Mining airborne particulate size distribution data by positive matrix factorization

[1] Airborne particulate size distribution data acquired in Pittsburgh from July 2001 to June 2002 were analyzed as a bilinear receptor model solved by positive matrix factorization (PMF). The data were obtained from two scanning mobility particle spectrometers and an aerodynamic particle sampler with a temporal resolution of 15 min. Each sample contained 165 size bins from 0.003 to 2.5 μm. Particle growth periods in nucleation events were identified, and the data in these intervals were excluded from this study so that the size distribution profiles associated with the factors could be regarded as sufficiently constant to satisfy the assumptions of the receptor model. The values for each set of five consecutive size bins were averaged to produce 33 new size intervals.

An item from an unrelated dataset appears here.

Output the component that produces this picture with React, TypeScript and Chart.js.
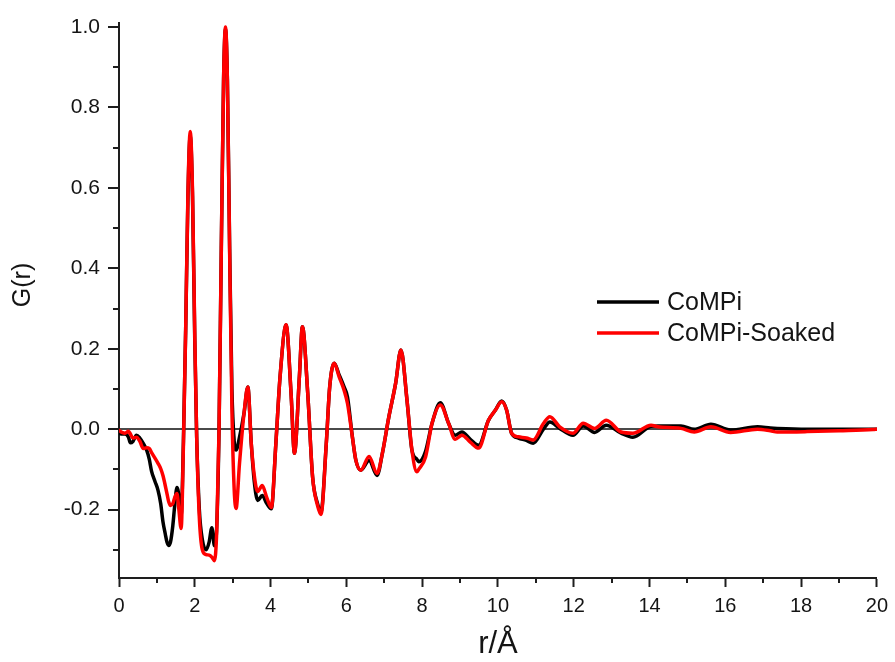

Analyses were made on monthly data sets to ensure that the changes in the size distributions from the source to the receptor site could be regarded as constant. The factors from PMF could be assigned to particle sources by examination of the number size distributions associated with the factors, the time frequency properties of the contribution of each source (Fourier analysis of source contribution values), and the correlations of the contribution values with simultaneous gas phase measurements (O3, NO, NO2, SO2, CO) and particle composition data (sulfate, nitrate, organic carbon/elemental carbon). Seasonal trends and weekday/weekend effects were investigated. Conditional probability function analyses were performed for each source to ascertain the likely directions in which the sources were located. Five factors were separated. Two factors, local traffic and nucleation, are clear sources, but each of the other factors appears to be a mixture of several sources that cannot be further separated.